§ **THE TASK**
Begin with the first line of the material and write out each line exactly, ending with the line that contains "flujos_acum = [-19822]". Pictures are not part of the copy.

§ **COLLECTED MATERIAL**
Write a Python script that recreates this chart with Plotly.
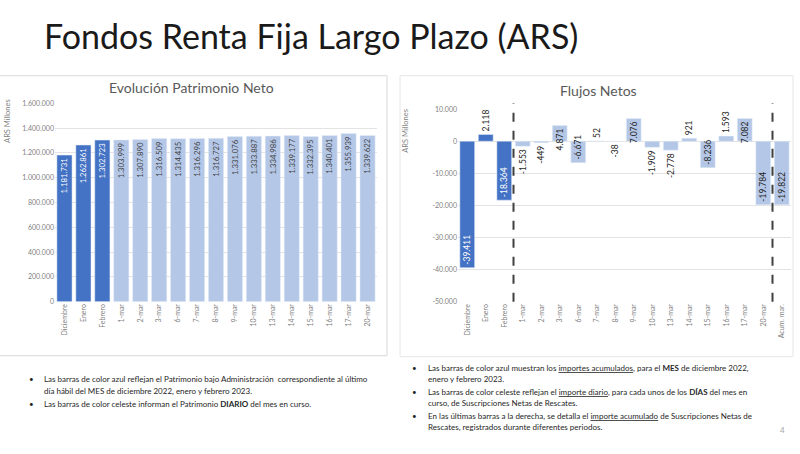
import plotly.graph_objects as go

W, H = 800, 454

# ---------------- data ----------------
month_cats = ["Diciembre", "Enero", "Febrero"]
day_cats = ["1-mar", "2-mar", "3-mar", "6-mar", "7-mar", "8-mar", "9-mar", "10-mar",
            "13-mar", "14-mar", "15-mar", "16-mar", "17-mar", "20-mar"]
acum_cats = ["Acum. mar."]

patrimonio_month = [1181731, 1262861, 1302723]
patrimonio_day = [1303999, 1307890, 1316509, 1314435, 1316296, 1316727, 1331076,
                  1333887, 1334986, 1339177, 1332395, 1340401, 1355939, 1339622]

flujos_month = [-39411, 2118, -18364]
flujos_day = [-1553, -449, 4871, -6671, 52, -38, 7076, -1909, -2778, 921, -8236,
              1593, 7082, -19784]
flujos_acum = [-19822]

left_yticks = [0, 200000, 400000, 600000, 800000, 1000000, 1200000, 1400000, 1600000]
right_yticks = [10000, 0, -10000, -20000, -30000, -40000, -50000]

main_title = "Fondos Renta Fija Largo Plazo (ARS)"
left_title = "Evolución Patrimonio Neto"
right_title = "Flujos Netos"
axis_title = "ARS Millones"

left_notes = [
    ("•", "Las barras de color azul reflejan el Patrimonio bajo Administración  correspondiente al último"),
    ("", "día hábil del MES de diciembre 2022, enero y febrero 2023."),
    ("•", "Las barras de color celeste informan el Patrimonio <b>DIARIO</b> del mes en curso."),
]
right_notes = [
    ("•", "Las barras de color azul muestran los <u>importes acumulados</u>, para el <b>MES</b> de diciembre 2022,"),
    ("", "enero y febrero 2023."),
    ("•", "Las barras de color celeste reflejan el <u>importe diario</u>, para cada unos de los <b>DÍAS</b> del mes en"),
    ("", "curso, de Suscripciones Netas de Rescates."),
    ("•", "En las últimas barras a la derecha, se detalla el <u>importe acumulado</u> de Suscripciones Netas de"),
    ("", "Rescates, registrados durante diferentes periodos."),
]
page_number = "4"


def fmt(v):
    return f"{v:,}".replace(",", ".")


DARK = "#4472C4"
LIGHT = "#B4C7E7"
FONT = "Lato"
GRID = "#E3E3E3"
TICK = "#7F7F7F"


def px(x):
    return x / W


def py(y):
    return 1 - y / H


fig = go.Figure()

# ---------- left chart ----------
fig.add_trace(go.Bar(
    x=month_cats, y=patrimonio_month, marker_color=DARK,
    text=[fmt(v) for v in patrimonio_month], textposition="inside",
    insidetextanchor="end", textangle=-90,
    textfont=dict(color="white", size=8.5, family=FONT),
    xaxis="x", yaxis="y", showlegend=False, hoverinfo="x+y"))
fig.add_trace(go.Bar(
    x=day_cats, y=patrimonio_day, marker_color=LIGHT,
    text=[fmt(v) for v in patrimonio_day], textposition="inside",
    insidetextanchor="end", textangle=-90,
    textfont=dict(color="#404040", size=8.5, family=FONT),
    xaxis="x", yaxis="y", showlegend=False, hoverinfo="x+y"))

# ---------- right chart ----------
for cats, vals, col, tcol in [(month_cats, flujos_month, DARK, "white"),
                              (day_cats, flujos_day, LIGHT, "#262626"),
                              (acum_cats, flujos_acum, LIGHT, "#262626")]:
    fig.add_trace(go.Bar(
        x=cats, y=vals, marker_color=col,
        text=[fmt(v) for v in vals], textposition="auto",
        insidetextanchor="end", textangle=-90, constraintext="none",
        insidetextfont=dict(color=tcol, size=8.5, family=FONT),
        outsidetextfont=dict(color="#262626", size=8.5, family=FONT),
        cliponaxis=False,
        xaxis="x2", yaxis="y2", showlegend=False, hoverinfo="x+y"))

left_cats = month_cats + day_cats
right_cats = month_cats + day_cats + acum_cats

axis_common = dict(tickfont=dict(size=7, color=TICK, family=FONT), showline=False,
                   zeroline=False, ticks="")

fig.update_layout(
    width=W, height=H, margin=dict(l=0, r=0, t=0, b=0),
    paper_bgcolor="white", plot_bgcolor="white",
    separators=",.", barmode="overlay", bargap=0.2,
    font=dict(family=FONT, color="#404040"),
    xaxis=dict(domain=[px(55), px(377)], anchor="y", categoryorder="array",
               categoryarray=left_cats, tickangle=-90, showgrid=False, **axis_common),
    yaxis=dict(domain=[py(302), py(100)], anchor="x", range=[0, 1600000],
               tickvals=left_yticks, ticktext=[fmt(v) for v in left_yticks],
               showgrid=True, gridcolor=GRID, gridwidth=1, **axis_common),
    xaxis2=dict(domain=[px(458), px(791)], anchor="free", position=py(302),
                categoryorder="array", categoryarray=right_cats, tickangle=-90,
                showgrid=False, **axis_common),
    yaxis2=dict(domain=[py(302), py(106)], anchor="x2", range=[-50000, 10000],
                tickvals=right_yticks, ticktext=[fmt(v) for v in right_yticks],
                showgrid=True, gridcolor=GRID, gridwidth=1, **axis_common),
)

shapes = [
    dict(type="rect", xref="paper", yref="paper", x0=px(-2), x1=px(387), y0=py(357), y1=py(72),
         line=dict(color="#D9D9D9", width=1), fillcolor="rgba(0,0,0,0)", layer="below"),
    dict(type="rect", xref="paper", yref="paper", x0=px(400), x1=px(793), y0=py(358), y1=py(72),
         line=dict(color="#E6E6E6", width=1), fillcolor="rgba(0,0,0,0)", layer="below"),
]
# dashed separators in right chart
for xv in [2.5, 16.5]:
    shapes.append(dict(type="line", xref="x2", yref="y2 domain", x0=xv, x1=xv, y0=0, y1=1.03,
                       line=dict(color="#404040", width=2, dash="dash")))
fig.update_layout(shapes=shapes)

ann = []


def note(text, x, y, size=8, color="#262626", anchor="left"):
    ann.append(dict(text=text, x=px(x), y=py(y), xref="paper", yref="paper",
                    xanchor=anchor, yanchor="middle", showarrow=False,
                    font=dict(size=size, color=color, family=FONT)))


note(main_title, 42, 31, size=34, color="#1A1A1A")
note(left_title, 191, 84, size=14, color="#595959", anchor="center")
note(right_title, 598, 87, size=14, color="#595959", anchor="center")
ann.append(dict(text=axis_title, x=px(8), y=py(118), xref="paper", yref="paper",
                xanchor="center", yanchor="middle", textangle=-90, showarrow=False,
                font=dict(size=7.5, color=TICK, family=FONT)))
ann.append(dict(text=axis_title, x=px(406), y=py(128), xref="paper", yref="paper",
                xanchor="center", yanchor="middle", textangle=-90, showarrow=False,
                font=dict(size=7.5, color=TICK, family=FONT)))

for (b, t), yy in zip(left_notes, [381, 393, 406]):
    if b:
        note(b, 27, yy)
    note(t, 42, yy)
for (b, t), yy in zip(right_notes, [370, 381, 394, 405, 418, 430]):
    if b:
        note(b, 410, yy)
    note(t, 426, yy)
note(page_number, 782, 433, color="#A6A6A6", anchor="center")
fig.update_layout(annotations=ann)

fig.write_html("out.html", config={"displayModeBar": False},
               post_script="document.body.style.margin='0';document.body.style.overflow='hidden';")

§ **RESULT OF THIS EXERCISE**
Write a Python script that recreates this chart with Plotly.
import plotly.graph_objects as go

W, H = 800, 454

# ---------------- data ----------------
month_cats = ["Diciembre", "Enero", "Febrero"]
day_cats = ["1-mar", "2-mar", "3-mar", "6-mar", "7-mar", "8-mar", "9-mar", "10-mar",
            "13-mar", "14-mar", "15-mar", "16-mar", "17-mar", "20-mar"]
acum_cats = ["Acum. mar."]

patrimonio_month = [1181731, 1262861, 1302723]
patrimonio_day = [1303999, 1307890, 1316509, 1314435, 1316296, 1316727, 1331076,
                  1333887, 1334986, 1339177, 1332395, 1340401, 1355939, 1339622]

flujos_month = [-39411, 2118, -18364]
flujos_day = [-1553, -449, 4871, -6671, 52, -38, 7076, -1909, -2778, 921, -8236,
              1593, 7082, -19784]
flujos_acum = [-19822]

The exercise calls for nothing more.